§ **Source data**
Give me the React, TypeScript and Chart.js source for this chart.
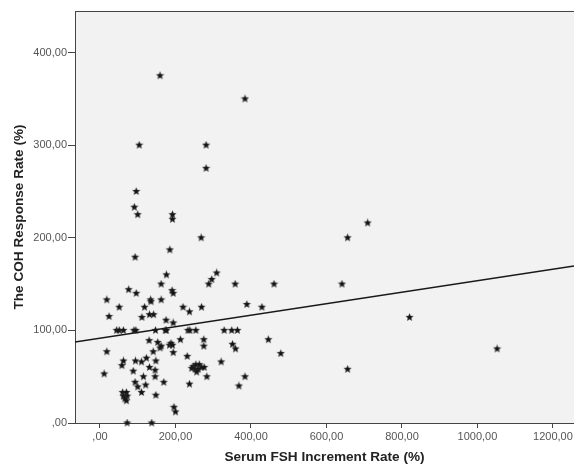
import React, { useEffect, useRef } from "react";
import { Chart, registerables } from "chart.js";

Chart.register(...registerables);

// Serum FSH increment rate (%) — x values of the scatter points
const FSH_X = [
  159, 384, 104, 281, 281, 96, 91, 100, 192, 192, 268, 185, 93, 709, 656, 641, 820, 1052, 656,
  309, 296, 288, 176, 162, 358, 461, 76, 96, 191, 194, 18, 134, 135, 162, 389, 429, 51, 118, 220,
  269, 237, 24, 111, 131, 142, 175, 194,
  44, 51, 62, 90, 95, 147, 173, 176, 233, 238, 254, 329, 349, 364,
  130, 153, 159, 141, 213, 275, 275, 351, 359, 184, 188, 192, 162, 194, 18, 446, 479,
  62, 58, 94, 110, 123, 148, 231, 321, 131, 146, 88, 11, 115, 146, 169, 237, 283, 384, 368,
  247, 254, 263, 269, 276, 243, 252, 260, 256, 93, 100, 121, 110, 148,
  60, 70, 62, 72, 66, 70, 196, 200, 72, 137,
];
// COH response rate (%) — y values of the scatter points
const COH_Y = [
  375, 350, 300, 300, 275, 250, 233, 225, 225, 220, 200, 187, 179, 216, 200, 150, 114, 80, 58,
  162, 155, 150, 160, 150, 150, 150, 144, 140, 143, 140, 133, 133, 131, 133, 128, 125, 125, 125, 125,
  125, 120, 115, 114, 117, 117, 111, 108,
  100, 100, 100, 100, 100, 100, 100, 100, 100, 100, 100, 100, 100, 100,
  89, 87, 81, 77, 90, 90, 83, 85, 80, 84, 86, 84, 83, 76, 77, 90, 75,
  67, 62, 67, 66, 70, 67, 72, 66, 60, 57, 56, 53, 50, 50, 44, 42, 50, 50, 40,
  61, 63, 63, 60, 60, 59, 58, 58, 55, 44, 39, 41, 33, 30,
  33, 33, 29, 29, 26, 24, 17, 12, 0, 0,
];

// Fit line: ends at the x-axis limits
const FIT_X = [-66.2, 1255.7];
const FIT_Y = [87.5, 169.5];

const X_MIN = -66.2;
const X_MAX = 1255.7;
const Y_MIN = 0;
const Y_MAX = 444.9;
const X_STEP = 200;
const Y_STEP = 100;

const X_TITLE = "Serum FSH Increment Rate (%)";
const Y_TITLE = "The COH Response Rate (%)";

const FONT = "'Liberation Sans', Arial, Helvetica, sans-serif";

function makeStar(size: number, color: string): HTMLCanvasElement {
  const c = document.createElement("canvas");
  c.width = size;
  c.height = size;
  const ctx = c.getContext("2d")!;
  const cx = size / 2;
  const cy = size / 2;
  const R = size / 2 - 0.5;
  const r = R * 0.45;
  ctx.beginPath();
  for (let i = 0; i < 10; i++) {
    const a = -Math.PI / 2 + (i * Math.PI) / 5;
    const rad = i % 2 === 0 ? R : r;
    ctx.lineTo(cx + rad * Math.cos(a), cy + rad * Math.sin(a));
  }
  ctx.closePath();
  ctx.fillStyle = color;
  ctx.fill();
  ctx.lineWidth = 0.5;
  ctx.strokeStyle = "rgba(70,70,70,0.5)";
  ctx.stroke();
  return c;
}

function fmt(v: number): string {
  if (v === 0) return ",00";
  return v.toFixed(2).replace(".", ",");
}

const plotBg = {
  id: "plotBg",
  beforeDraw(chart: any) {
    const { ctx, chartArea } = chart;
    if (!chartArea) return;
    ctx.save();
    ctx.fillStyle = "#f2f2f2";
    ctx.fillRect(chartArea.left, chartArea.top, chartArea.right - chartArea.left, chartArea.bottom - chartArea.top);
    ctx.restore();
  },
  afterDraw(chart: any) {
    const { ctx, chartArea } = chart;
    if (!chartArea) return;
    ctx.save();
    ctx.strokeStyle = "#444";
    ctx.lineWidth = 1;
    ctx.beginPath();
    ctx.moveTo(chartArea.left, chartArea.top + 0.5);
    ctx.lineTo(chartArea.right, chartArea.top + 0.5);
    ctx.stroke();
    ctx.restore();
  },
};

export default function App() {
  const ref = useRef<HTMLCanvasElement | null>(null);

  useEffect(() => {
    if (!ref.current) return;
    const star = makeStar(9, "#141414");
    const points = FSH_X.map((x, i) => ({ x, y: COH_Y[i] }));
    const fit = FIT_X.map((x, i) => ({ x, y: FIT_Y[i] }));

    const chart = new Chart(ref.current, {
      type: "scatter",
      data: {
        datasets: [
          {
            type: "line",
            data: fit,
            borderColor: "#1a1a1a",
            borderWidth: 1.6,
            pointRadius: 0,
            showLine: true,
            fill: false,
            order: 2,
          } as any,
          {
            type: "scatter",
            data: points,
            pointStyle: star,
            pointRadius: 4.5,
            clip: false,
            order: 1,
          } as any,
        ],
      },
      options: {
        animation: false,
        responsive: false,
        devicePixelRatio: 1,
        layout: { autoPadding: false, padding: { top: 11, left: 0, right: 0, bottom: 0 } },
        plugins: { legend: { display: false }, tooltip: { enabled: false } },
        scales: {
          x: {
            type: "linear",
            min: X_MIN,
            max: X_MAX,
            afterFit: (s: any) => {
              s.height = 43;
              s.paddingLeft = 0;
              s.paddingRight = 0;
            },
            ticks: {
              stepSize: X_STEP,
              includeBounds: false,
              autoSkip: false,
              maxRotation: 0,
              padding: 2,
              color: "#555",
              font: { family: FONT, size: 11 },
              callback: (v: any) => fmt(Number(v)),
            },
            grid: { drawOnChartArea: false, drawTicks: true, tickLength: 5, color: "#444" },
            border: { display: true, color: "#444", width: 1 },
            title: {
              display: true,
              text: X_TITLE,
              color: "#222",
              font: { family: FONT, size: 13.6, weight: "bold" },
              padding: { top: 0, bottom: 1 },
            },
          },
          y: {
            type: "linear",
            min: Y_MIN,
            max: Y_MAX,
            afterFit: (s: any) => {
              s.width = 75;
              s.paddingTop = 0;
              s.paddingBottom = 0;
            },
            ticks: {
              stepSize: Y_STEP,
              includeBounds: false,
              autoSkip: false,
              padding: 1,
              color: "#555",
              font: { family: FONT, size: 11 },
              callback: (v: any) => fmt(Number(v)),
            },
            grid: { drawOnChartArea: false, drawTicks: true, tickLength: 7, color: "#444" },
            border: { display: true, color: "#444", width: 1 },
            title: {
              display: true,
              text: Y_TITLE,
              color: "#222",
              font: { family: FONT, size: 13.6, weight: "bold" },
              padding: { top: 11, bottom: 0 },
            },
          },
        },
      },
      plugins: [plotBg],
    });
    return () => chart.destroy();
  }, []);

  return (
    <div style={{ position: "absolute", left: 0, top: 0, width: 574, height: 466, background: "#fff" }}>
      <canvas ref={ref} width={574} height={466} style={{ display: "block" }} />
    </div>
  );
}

§ **Written problem**
Return only the lines from the start of the data through the line that contains "Chart.register(...registerables);", please, copying them exactly and omitting all pictures.

§ **Final answer**
Give me the React, TypeScript and Chart.js source for this chart.
import React, { useEffect, useRef } from "react";
import { Chart, registerables } from "chart.js";

Chart.register(...registerables);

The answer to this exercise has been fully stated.